Civil rights groups filed a federal lawsuit Wednesday challenging West Virginia’s new anti-trans sports law, arguing that the measure banning transgender girls and women from participating in school sports unconstitutionally “discriminates on the basis of sex and transgender status.”
The lawsuit challenges a measure that prohibits transgender girls and women in the state from competing on sports teams at “any public secondary school or state institution of higher education.” West Virginia GOP Gov. Jim Justice signed the legislation into law last month, approving a measure that joins an unprecedented number of state bills advanced by a host of Republican-controlled legislatures around the country this year seeking to impose restrictions on the lives of transgender Americans.

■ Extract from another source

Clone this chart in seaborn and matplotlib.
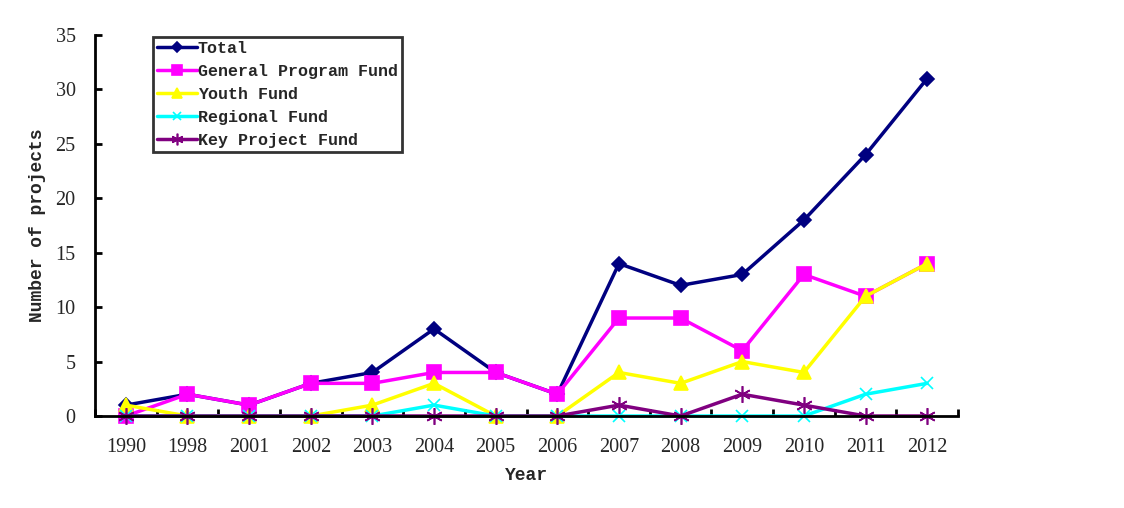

The American Civil Liberties Union of West Virginia, LGBTQ advocacy group Lambda Legal and Cooley LLP brought the lawsuit on behalf of 11-year-old Becky Pepper-Jackson in the Southern District of West Virginia.
Pepper-Jackson, who will start middle school in the fall and was on the cheerleading team in elementary school, “wants to continue playing sports in middle school by participating on the girls’ cross country and track teams,” according to the lawsuit.
In light of the law, without court intervention, Pepper-Jackson will be denied the opportunity to continue playing sports in middle school “simply because she is transgender,” the lawsuit states.
Many legislators nationwide have argued that allowing transgender athletes to compete raises issues over fairness in athletics.
Pepper-Jackson is referred to in the lawsuit as B.P.J., but is named and quoted in an ACLU press release.
“I just want to run, I come from a family of runners,” said Pepper-Jackson. “I know how hurtful a law like this is to all kids like me who just want to play sports with their classmates, and I’m doing this for them. Trans kids deserve better.”
Wednesday’s lawsuit comes a day after the ACLU sued Arkansas in an effort to block enforcement of a recently passed law that prohibits physicians in the state from providing gender-affirming treatment for trans youth, arguing it violates the Constitution and will have “devastating consequences” for members of the community.
The West Virginia lawsuit seeks declaratory and injunctive relief to allow Pepper-Jackson “to experience the benefits of athletic participation consistent with her gender identity and without being singled out from other girls for different treatment simply because she is transgender.”
“We look forward to showing in court that this law should be enjoined as unlawful and that Becky should have the same opportunity to play sports as any other child,” said Kathleen Hartnett of Cooley LLP.